# WHAT IS ASKED
Take the material below and retype it in full; pictures are left out.

── STORED DATA

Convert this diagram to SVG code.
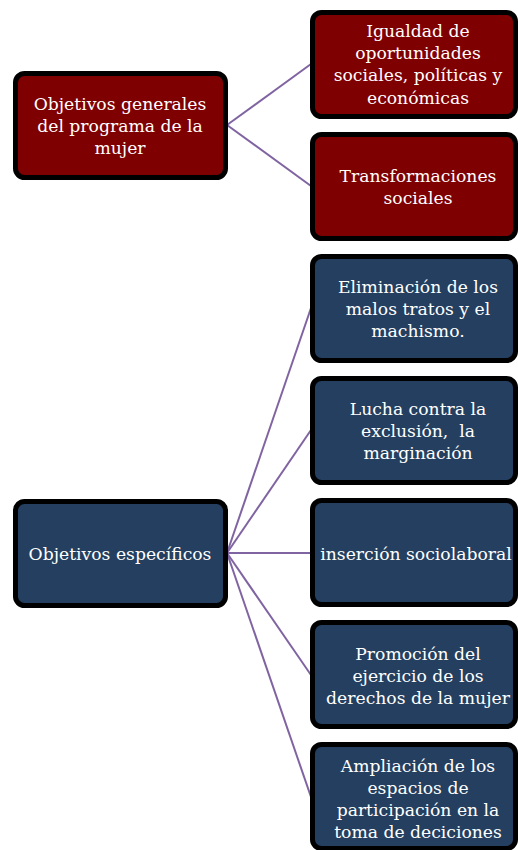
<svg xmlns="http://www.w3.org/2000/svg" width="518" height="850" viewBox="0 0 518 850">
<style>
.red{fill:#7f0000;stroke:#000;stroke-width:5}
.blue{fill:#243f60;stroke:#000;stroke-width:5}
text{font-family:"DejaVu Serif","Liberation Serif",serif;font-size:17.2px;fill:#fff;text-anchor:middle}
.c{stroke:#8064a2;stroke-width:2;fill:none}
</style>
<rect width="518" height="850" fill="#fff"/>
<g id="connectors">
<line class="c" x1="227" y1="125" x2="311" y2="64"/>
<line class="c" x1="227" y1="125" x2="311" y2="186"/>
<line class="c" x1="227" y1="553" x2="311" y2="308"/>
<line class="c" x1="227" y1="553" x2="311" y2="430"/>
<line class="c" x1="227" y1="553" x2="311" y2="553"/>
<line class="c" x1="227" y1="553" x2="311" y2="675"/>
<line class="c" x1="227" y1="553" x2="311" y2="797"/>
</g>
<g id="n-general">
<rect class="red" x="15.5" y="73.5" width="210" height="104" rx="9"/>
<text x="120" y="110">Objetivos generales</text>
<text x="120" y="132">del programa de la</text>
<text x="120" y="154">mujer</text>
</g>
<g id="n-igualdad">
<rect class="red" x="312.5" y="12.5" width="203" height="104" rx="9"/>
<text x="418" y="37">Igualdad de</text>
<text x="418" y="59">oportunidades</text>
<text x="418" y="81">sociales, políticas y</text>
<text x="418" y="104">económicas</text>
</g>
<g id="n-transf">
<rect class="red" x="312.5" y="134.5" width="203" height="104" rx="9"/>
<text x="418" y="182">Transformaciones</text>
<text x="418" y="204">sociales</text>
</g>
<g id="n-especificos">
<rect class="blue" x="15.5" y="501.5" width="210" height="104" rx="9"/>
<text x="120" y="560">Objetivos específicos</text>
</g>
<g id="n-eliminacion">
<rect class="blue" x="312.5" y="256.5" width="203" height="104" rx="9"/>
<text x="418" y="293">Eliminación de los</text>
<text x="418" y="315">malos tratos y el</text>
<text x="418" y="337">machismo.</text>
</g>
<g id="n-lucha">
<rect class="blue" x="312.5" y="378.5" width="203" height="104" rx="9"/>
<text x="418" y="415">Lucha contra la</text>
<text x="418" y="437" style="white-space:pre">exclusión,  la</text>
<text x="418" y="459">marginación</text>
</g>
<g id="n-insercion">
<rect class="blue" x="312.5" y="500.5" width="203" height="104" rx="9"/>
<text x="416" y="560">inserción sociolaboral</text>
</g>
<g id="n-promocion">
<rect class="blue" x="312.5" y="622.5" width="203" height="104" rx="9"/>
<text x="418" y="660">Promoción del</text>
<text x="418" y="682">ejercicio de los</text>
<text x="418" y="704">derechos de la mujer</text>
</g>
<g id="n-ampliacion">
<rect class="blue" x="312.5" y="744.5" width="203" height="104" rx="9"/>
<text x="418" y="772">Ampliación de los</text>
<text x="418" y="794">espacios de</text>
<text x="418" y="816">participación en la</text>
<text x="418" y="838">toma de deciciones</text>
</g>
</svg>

────

# EXERCISE OUTPUT
Convert this diagram to SVG code.
<svg xmlns="http://www.w3.org/2000/svg" width="518" height="850" viewBox="0 0 518 850">
<style>
.red{fill:#7f0000;stroke:#000;stroke-width:5}
.blue{fill:#243f60;stroke:#000;stroke-width:5}
text{font-family:"DejaVu Serif","Liberation Serif",serif;font-size:17.2px;fill:#fff;text-anchor:middle}
.c{stroke:#8064a2;stroke-width:2;fill:none}
</style>
<rect width="518" height="850" fill="#fff"/>
<g id="connectors">
<line class="c" x1="227" y1="125" x2="311" y2="64"/>
<line class="c" x1="227" y1="125" x2="311" y2="186"/>
<line class="c" x1="227" y1="553" x2="311" y2="308"/>
<line class="c" x1="227" y1="553" x2="311" y2="430"/>
<line class="c" x1="227" y1="553" x2="311" y2="553"/>
<line class="c" x1="227" y1="553" x2="311" y2="675"/>
<line class="c" x1="227" y1="553" x2="311" y2="797"/>
</g>
<g id="n-general">
<rect class="red" x="15.5" y="73.5" width="210" height="104" rx="9"/>
<text x="120" y="110">Objetivos generales</text>
<text x="120" y="132">del programa de la</text>
<text x="120" y="154">mujer</text>
</g>
<g id="n-igualdad">
<rect class="red" x="312.5" y="12.5" width="203" height="104" rx="9"/>
<text x="418" y="37">Igualdad de</text>
<text x="418" y="59">oportunidades</text>
<text x="418" y="81">sociales, políticas y</text>
<text x="418" y="104">económicas</text>
</g>
<g id="n-transf">
<rect class="red" x="312.5" y="134.5" width="203" height="104" rx="9"/>
<text x="418" y="182">Transformaciones</text>
<text x="418" y="204">sociales</text>
</g>
<g id="n-especificos">
<rect class="blue" x="15.5" y="501.5" width="210" height="104" rx="9"/>
<text x="120" y="560">Objetivos específicos</text>
</g>
<g id="n-eliminacion">
<rect class="blue" x="312.5" y="256.5" width="203" height="104" rx="9"/>
<text x="418" y="293">Eliminación de los</text>
<text x="418" y="315">malos tratos y el</text>
<text x="418" y="337">machismo.</text>
</g>
<g id="n-lucha">
<rect class="blue" x="312.5" y="378.5" width="203" height="104" rx="9"/>
<text x="418" y="415">Lucha contra la</text>
<text x="418" y="437" style="white-space:pre">exclusión,  la</text>
<text x="418" y="459">marginación</text>
</g>
<g id="n-insercion">
<rect class="blue" x="312.5" y="500.5" width="203" height="104" rx="9"/>
<text x="416" y="560">inserción sociolaboral</text>
</g>
<g id="n-promocion">
<rect class="blue" x="312.5" y="622.5" width="203" height="104" rx="9"/>
<text x="418" y="660">Promoción del</text>
<text x="418" y="682">ejercicio de los</text>
<text x="418" y="704">derechos de la mujer</text>
</g>
<g id="n-ampliacion">
<rect class="blue" x="312.5" y="744.5" width="203" height="104" rx="9"/>
<text x="418" y="772">Ampliación de los</text>
<text x="418" y="794">espacios de</text>
<text x="418" y="816">participación en la</text>
<text x="418" y="838">toma de deciciones</text>
</g>
</svg>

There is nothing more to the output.